WHAT IS NEEDED – Identify all lines of the data containing the string "chart" and copy them.

MATERIAL PROVIDED –
--*--

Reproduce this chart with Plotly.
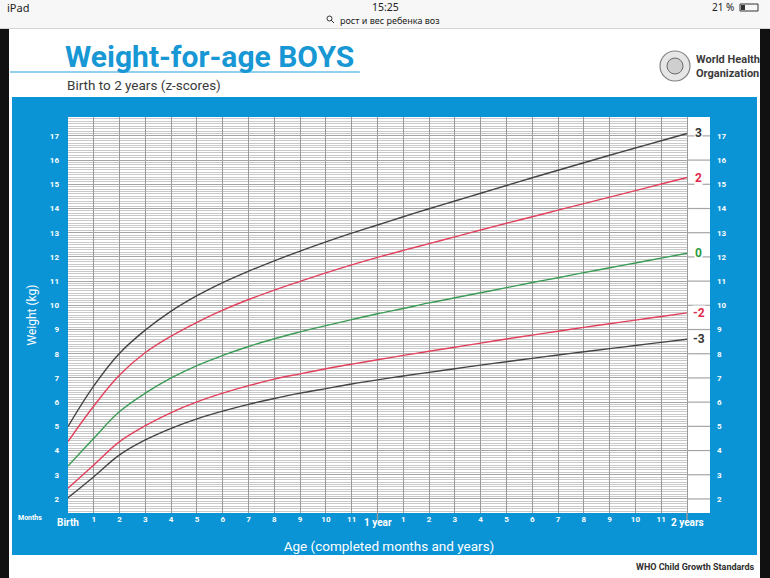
import plotly.graph_objects as go

# WHO weight-for-age, boys, birth to 2 years (kg)
months = list(range(25))
sd3neg = [2.05, 2.92, 3.82, 4.44, 4.92, 5.31, 5.63, 5.91, 6.15, 6.37, 6.56, 6.75, 6.92,
          7.08, 7.23, 7.38, 7.53, 7.67, 7.81, 7.95, 8.08, 8.21, 8.34, 8.47, 8.60]
sd2neg = [2.44, 3.40, 4.37, 5.03, 5.57, 6.01, 6.37, 6.68, 6.95, 7.17, 7.38, 7.57, 7.75,
          7.93, 8.10, 8.27, 8.44, 8.61, 8.77, 8.93, 9.09, 9.24, 9.39, 9.54, 9.69]
sd0 = [3.36, 4.51, 5.61, 6.37, 7.00, 7.51, 7.93, 8.30, 8.62, 8.90, 9.16, 9.41, 9.65,
       9.87, 10.10, 10.31, 10.52, 10.73, 10.94, 11.14, 11.35, 11.55, 11.75, 11.95, 12.15]
sd2 = [4.37, 5.84, 7.12, 8.05, 8.73, 9.30, 9.80, 10.24, 10.63, 10.99, 11.34, 11.67, 11.98,
       12.27, 12.55, 12.83, 13.11, 13.39, 13.66, 13.93, 14.20, 14.47, 14.74, 15.01, 15.28]
sd3 = [4.99, 6.67, 8.02, 8.98, 9.76, 10.40, 10.94, 11.41, 11.84, 12.24, 12.62, 12.98, 13.32,
       13.66, 13.99, 14.31, 14.63, 14.95, 15.27, 15.58, 15.89, 16.20, 16.50, 16.80, 17.10]

z_labels = ["3", "2", "0", "-2", "-3"]
weight_ticks = list(range(2, 18))
month_ticks = ["" if m in (0, 12, 24) else str(m % 12) for m in months]
age_marks = {0: "Birth", 12: "1 year", 24: "2 years"}

BLUE = "#0a93d5"
DARK = "#444444"
RED = "#e2405c"
GREEN = "#3a9c55"

series = [(sd3, DARK, "#333333"), (sd2, RED, "#e02a4a"), (sd0, GREEN, "#2c9a44"),
          (sd2neg, RED, "#e02a4a"), (sd3neg, DARK, "#333333")]

# plot area in pixels (770 x 578 page)
L, R, T, B = 68, 710, 117, 513
XMAX = 24 + 23 / 25.79   # white label column after 2 years
YMIN, YMAX = 1.42, 17.78


def px(x):
    return (x - L) / (R - L)


def py(y):
    return (B - y) / (B - T)


fig = go.Figure()
for vals, col, _ in series:
    fig.add_trace(go.Scatter(x=months, y=vals, mode="lines",
                             line=dict(color=col, width=1.4, shape="spline", smoothing=1.1),
                             hoverinfo="skip", showlegend=False))
# empty trace so the right-hand weight axis gets drawn
fig.add_trace(go.Scatter(x=[], y=[], yaxis="y2", showlegend=False, hoverinfo="skip"))

shapes = [
    # status bar
    dict(type="rect", xref="paper", yref="paper", x0=px(0), x1=px(770), y0=py(0), y1=py(28),
         fillcolor="#f7f7f7", line_width=0, layer="below"),
    dict(type="line", xref="paper", yref="paper", x0=px(0), x1=px(770), y0=py(28.5), y1=py(28.5),
         line=dict(color="#d4d4d4", width=1), layer="below"),
    # black edges of the screen
    dict(type="rect", xref="paper", yref="paper", x0=px(0), x1=px(9), y0=py(29), y1=py(578),
         fillcolor="#111111", line_width=0, layer="below"),
    dict(type="rect", xref="paper", yref="paper", x0=px(760), x1=px(770), y0=py(29), y1=py(578),
         fillcolor="#111111", line_width=0, layer="below"),
    # blue panel + white chart area
    dict(type="rect", xref="paper", yref="paper", x0=px(12), x1=px(757), y0=py(97), y1=py(555),
         fillcolor=BLUE, line_width=0, layer="below"),
    dict(type="rect", xref="paper", yref="paper", x0=0, x1=1, y0=0, y1=1,
         fillcolor="white", line_width=0, layer="below"),
    # title underline
    dict(type="line", xref="paper", yref="paper", x0=px(10), x1=px(360), y0=py(72), y1=py(72),
         line=dict(color="#6cc0e8", width=1.5), layer="below"),
    # WHO emblem (simplified)
    dict(type="circle", xref="paper", yref="paper", x0=px(660), x1=px(690), y0=py(51), y1=py(81),
         fillcolor="#e6e6e6", line=dict(color="#808080", width=1.2), layer="below"),
    dict(type="circle", xref="paper", yref="paper", x0=px(667), x1=px(683), y0=py(58), y1=py(74),
         fillcolor="#cfcfcf", line=dict(color="#6a6a6a", width=1), layer="below"),
    # search glass and battery in status bar
    dict(type="circle", xref="paper", yref="paper", x0=px(327), x1=px(332), y0=py(16), y1=py(21),
         line=dict(color="#333", width=1), layer="below"),
    dict(type="line", xref="paper", yref="paper", x0=px(331), x1=px(334), y0=py(20), y1=py(23),
         line=dict(color="#333", width=1), layer="below"),
    dict(type="rect", xref="paper", yref="paper", x0=px(740), x1=px(758), y0=py(4), y1=py(11),
         line=dict(color="#333", width=1), layer="below"),
    dict(type="rect", xref="paper", yref="paper", x0=px(741), x1=px(745), y0=py(5), y1=py(10),
         fillcolor="#333", line_width=0, layer="below"),
    # label column to the right of 2 years
    dict(type="rect", xref="x", yref="paper", x0=24.04, x1=XMAX, y0=0, y1=1,
         fillcolor="white", line_width=0, layer="above"),
]
for w in weight_ticks:
    shapes.append(dict(type="line", xref="x", yref="y", x0=24.04, x1=XMAX, y0=w, y1=w,
                       line=dict(color="#a5a5a5", width=1.2), layer="above"))
for m in (12, 24):
    shapes.append(dict(type="line", xref="x", yref="paper", x0=m, x1=m, y0=py(520), y1=0,
                       line=dict(color="#9a9a9a", width=1.4)))

ann = []
for (vals, _, tcol), lab in zip(series, z_labels):
    ann.append(dict(x=(24 + XMAX) / 2, y=vals[-1], xref="x", yref="y", text="<b>%s</b>" % lab,
                    showarrow=False, font=dict(size=12, color=tcol, family="Roboto"),
                    bgcolor="white", borderpad=0))
for m, t in age_marks.items():
    ann.append(dict(x=m, y=py(530), xref="x", yref="paper", text="<b>%s</b>" % t, showarrow=False,
                    font=dict(size=10, color="white", family="Roboto")))


def text(x, y, s, size, color, anchor="center", bold=False, family="Roboto"):
    ann.append(dict(x=px(x), y=py(y), xref="paper", yref="paper", showarrow=False,
                    text="<b>%s</b>" % s if bold else s, xanchor=anchor, yanchor="middle",
                    font=dict(size=size, color=color, family=family), align="left"))


text(5, 7, "iPad", 11, "#222222", "left", family="Noto Sans")
text(385, 6.5, "15:25", 10.5, "#222222", family="Noto Sans")
text(338, 20.5, "рост и вес ребенка воз", 9, "#222222", "left", family="Noto Sans")
text(736, 7, "21 %", 10, "#222222", "right", family="Noto Sans")
text(63, 56, "Weight-for-age BOYS", 30, "#1797d4", "left", bold=True)
text(65, 85, "Birth to 2 years (z-scores)", 13.5, "#3a3a3a", "left")
text(694, 67, "World Health<br>Organization", 11, "#3c3c3c", "left", bold=True)
text(30, 518, "Months", 7, "white", bold=True)
text(757, 567, "WHO Child Growth Standards", 9, "#2e2e2e", "right", bold=True)

tickfont = dict(size=8, color="white", family="Liberation Sans Narrow, Roboto", weight="bold")

fig.update_layout(
    width=770, height=578,
    margin=dict(l=L, r=770 - R, t=T, b=578 - B),
    paper_bgcolor="white", plot_bgcolor="white",
    font=dict(family="Roboto"),
    shapes=shapes, annotations=ann,
    xaxis=dict(range=[0, XMAX], tickvals=months, ticktext=month_ticks, showgrid=True,
               gridcolor="#9a9a9a", gridwidth=1.4, zeroline=False, showline=False,
               tickfont=tickfont, ticks="", ticklabelstandoff=0,
               title=dict(text="Age (completed months and years)", standoff=18,
                          font=dict(size=13.5, color="white"))),
    yaxis=dict(range=[YMIN, YMAX], tickvals=weight_ticks, showgrid=True,
               gridcolor="#a5a5a5", gridwidth=1.1, zeroline=False, showline=False,
               tickfont=tickfont, ticks="", ticklabelstandoff=8,
               minor=dict(dtick=0.1, tick0=0, showgrid=True, gridcolor="#c9c9c9", gridwidth=0.7),
               title=dict(text="Weight (kg)", standoff=10, font=dict(size=12, color="white"))),
    yaxis2=dict(range=[YMIN, YMAX], tickvals=weight_ticks, overlaying="y", side="right",
                showgrid=False, zeroline=False, showline=False, tickfont=tickfont,
                ticks="", ticklabelstandoff=6),
)

fig.write_html("out.html", config={"displayModeBar": False},
               post_script="document.body.style.margin='0';")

--*--

TASK RESULT –
Reproduce this chart with Plotly.
    # blue panel + white chart area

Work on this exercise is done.